I’d be interested to know if anyone has built a recent RAID0 stripe in this way and could comment on their experience?
I have a serial ATA raid 0 on a silicon image raid controller, and it works excellent. You NEED to make backups of anything you don’t want to loose though, because eventually one of the disks or the raid controller/motherboard WILL fail (Murphy’s law). Gaming related the most advantage is gained in loading times.
Software raids are also possible, on linux & win2K server. You will get increased disk speed, at the cost of quite some overhead for your cpu.
I don’t like RAIDs for that reason - one disk gone everything is gone. With 3+ disks you can add parity, but you’ll loose some disk space at the cost of your data being safe. Maybe it’s better to get a hardware-RAID controller, so you won’t have the CPU overhead. I think you’ll need the extra disk speed only when doing something like video editing. Anyway, having a RAID-system is cool ;).

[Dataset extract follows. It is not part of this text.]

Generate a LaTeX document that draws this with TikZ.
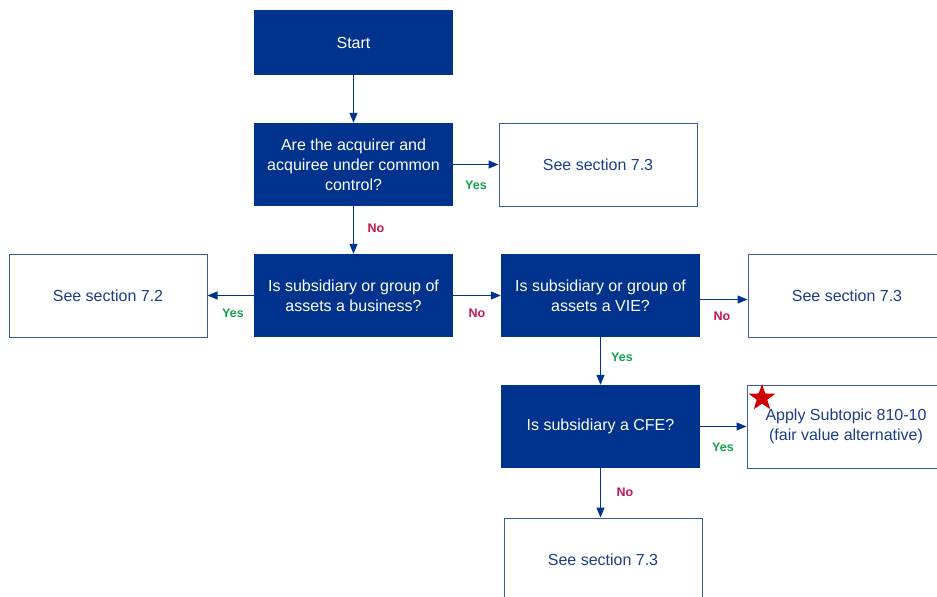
\documentclass[tikz,border=0pt]{standalone}
\usepackage{fontspec}
\setmainfont{Liberation Sans}
\usetikzlibrary{
  arrows.meta,
  shapes.geometric
}
\definecolor{FNavy}{HTML}{00338D}
\definecolor{FEdge}{HTML}{3A5CA6}
\definecolor{FInk}{HTML}{1B3D8F}
\definecolor{FYes}{HTML}{12A24B}
\definecolor{FNo}{HTML}{C8154A}
\definecolor{FStar}{HTML}{D00000}
\tikzset{
  fqbox/.style={
    fill=FNavy,
    text=white,
    align=center,
    minimum width=199pt,
    minimum height=83pt,
    inner sep=4pt,
    font=\fontsize{16}{20}\selectfont
  },
  fsbox/.style={
    draw=FEdge,
    line width=1pt,
    fill=white,
    text=FInk,
    align=center,
    minimum width=198pt,
    minimum height=83pt,
    inner sep=4pt,
    font=\fontsize{16}{20}\selectfont
  },
  farrow/.style={
    -{Triangle[length=10pt,width=8pt]},
    line width=1.2pt,
    color=FNavy
  },
  fyes/.style={
    font=\bfseries\fontsize{12.5}{14}\selectfont,
    text=FYes
  },
  fno/.style={
    font=\bfseries\fontsize{12.5}{14}\selectfont,
    text=FNo
  }
}

\begin{document}
\begin{tikzpicture}[x=1pt,y=-1pt]
  \useasboundingbox (0,0) rectangle (937,597);
  \clip (0,0) rectangle (937,597);

  \node[fqbox,minimum height=65pt] (start) at (353.5,42.5) {Start};
  \node[fqbox] (common) at (353.5,164.5)
    {Are the acquirer and\\acquiree under common\\control?};
  \node[fsbox] (sec73a) at (598,164.5) {See section 7.3};

  \node[fsbox] (sec72) at (108,295.5) {See section 7.2};
  \node[fqbox] (business) at (353.5,295.5)
    {Is subsidiary or group of\\assets a business?};
  \node[fqbox] (vie) at (600.5,295.5)
    {Is subsidiary or group of\\assets a VIE?};
  \node[fsbox] (sec73b) at (847,295.5) {See section 7.3};

  \node[fqbox] (cfe) at (600.5,426.5) {Is subsidiary a CFE?};
  \node[fsbox] (apply) at (846,426.5)
    {Apply Subtopic 810-10\\(fair value alternative)};
  \node[star,star points=5,star point ratio=2.5,fill=FStar,
    minimum size=28pt,inner sep=0pt] (flag) at (762,398) {};

  \node[fsbox] (sec73c) at (603,559.5) {See section 7.3};

  \draw[farrow] (start) -- (common);
  \draw[farrow] (common) -- (sec73a);
  \draw[farrow] (common) -- (business);
  \draw[farrow] (business) -- (sec72);
  \draw[farrow] (business) -- (vie);
  \draw[farrow] (vie.east) ++(0,4) coordinate (vieout) -- (vieout -| sec73b.west);
  \draw[farrow] (vie) -- (cfe);
  \draw[farrow] (cfe) -- (cfe -| apply.west);
  \draw[farrow] (cfe.south) -- (cfe.south |- sec73c.north);

  \node[fyes] at (476,185) {Yes};
  \node[fno] at (376,228) {No};
  \node[fyes] at (233,313) {Yes};
  \node[fno] at (477,313) {No};
  \node[fno] at (722,316) {No};
  \node[fyes] at (622,357) {Yes};
  \node[fyes] at (723,447) {Yes};
  \node[fno] at (625,492) {No};
\end{tikzpicture}
\end{document}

Also, you need disks that have the same size. Well, you don’t really have to, but the size of the RAID ist limited by the smallest harddisk (1x30 GB & 1x40 GB will give you 2x30GB, not 30+40 GB).
On an older Linux-PC (Server), I use LVM to merge two partitions. That’s quite nice, because I had 2x10 GB lying around, but I needed 1x20 GB. I joined the partitions, it works perfect. If you like, you can use striping with LVM, but only without parity (at least for kernel 2.4, maybe 2.6 allows this). The nice thing is that you don’t have to use whole harddiscs, you can merge single partitions. So you could take 1x80 GB, 1x40 GB and have one non-LVM partition of 40 GB and one LVM-partition of 80 GB. So you could save your important data on the non-LVM-partiton, and put everything that needs speed on the other partition.